Daily: Choose any number from 1 to 7.
Hourly: Options are 1, 6, 12, or 18 hours.
Next Run at
Specify the time for the next scan. The time zone is consistent with the system time zone in organization settings.
-
-
Click Create.
Manage Connector
Managing connectors efficiently is integral to maintaining a smooth data integration process. This guide provides detailed instructions on how to manage connectors.
Enable or disable a connector
-
Locate the connector you want to manage.
-
Click ... under Actions.
-
Choose Enable or Disable.
To activate a connector, ensure the target pipelines are configured.
Trigger a manual scan
Perform a manual scan if the auto scan feature is off.
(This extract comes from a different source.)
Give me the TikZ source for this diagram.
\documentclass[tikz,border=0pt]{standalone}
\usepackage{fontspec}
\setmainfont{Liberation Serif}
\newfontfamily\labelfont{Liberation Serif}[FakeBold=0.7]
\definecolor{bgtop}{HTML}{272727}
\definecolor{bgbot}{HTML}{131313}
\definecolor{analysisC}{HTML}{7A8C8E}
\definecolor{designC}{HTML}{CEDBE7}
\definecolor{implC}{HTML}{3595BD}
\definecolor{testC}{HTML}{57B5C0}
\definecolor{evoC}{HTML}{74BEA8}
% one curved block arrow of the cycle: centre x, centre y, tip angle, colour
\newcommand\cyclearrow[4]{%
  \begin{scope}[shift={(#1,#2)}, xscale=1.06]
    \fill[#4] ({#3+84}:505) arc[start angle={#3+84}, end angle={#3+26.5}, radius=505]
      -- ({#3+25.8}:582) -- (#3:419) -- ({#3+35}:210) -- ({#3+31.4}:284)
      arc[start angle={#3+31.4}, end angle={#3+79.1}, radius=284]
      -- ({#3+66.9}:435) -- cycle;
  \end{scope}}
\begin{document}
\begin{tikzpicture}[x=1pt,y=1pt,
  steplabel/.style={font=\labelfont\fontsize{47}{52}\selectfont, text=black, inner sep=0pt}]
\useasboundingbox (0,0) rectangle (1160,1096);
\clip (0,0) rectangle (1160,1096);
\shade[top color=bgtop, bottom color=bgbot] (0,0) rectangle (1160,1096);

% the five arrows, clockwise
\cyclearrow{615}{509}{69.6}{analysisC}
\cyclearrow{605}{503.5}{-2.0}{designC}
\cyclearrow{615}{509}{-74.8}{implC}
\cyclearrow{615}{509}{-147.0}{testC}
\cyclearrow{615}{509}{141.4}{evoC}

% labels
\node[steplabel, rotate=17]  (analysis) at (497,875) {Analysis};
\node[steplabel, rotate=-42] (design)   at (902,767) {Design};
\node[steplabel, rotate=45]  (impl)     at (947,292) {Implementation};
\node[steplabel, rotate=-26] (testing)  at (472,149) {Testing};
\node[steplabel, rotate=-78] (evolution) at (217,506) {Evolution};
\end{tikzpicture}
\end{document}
Click "..." under Actions next to the target connector, then click Scan.
Ensure the connector is enabled before initiating a manual scan.
Configure a connector
You can modify the following settings of a connector:
-
Storage bucket access credentials:
-
(For AWS S3) access key and secret key
-
(For Google Cloud Storage) access key ID and secret access key
-
-
Auto scan schedule. For more information, refer to step 4 in the procedure for creating connectors.
Drop a connector
You can drop a connector if it is no longer necessary.
The connector must be disabled before being dropped.
View connector logs
Monitor connector activities and troubleshoot issues:
-
Access the connector's activity page to view logs.
-
An
abnormal
status indicates an error. Click the "?" icon next to the status for detailed error messages.
View related connectors in a pipeline
To view all the linked connectors in a pipeline, please check the pipeline details.